Aumentan las principales magnitudes macroeconómicas, sí, pero también aumentan los desahucios; en concreto, un 22,1% los derivados de ejecuciones hipotecarias con respecto a 2013. También la brecha salarial, que marca un récord de los últimos cinco años al situarse en el 24%. Lo mismo hacen las desigualdades entre territorios dentro del Estado español, redibujando esa frontera norte-sur tan politizada; o la exclusión sanitaria de colectivos especialmente desprotegidos, como los inmigrantes en situación irregular; o las cifras de empleo precario, temporal y a tiempo parcial que sustentan el crecimiento económico que hace henchirse de orgullo a nuestros gobernantes y sus sabios filósofos.

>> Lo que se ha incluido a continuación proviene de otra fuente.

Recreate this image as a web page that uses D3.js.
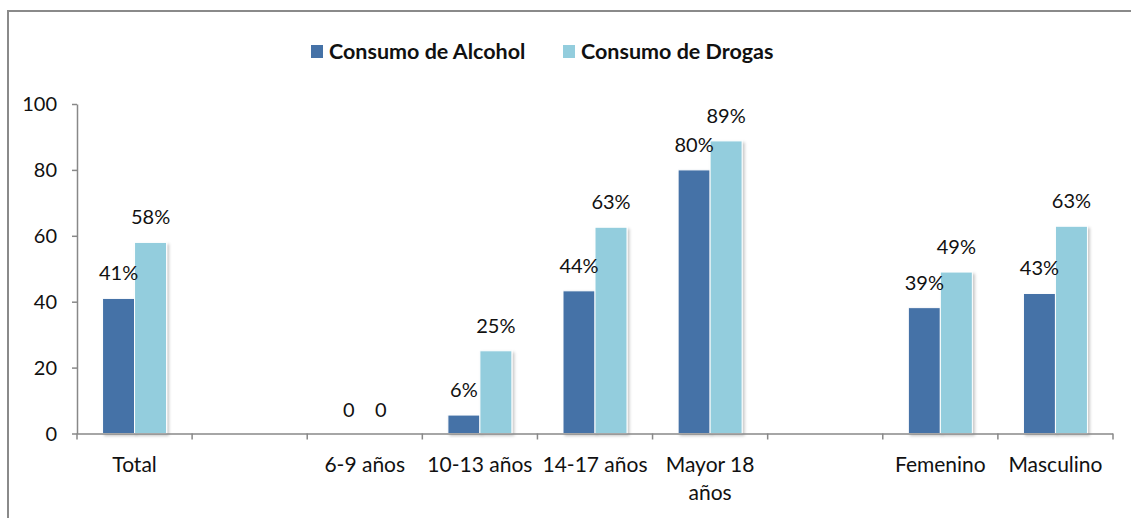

A nosotros, el pueblo, a quien Platón recomendó dejarse gobernar por los sabios filósofos, la situación económica nos parece igual o peor que hace un año. O eso dice el CIS; habría que preguntarse, ya que estamos, si el CIS nos representa o no. A todo esto, Rajoy nos contaba en el debate sobre el estado de la nación que ha "sufrido mucho con algunas medidas".

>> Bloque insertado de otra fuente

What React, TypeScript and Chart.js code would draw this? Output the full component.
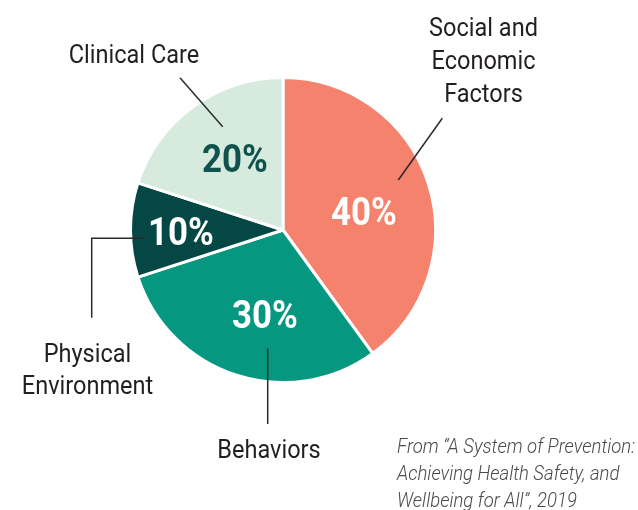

A nosotros, los que echamos de menos a nuestros jóvenes en las cenas familiares, los que controlamos con ansiedad los números rojos ya en la tercera semana del mes, los que miramos incómodos para otro lado cuando alguien nos pide limosna en el metro o rebusca en el contenedor en el que todos los días tiramos la basura, nos vuelve a rechinar tanto cinismo, tantos reproches y acusaciones y tan pocas soluciones. O eso dice el CIS. Esperamos con expectación qué nos cuenta sobre este año el susodicho debate, anunciado a bombo y platillo y cuya trascendencia es inversamente proporcional a su propaganda, si nos ha aburrido tanto o más que el año pasado.

Grecia antes no importaba, ahora es el centro de las conversaciones. Lejos de fomentar un debate verdaderamente democrático, un ágora donde reconstruir la libertad y la igualdad que hemos dejado por el camino, en un par de meses nos hemos comido dos milenios de historia y hemos vuelto a los oráculos. A la espera de ver si podremos, podrán o nos llevaremos una sorpresa (o una ducha de agua fría), volvemos a mirar a los que quizás no tengan tanto tiempo para esperar o llevan ya demasiado esperando. La pregunta es si nuestros sabios filósofos, los que tanto saben del bien común, sobre el camino a seguir, tienen alguna solución para ellos.

Platón, por cierto, no era excesivamente demócrata. Visto queda que los sabios filósofos que hoy tenemos tampoco.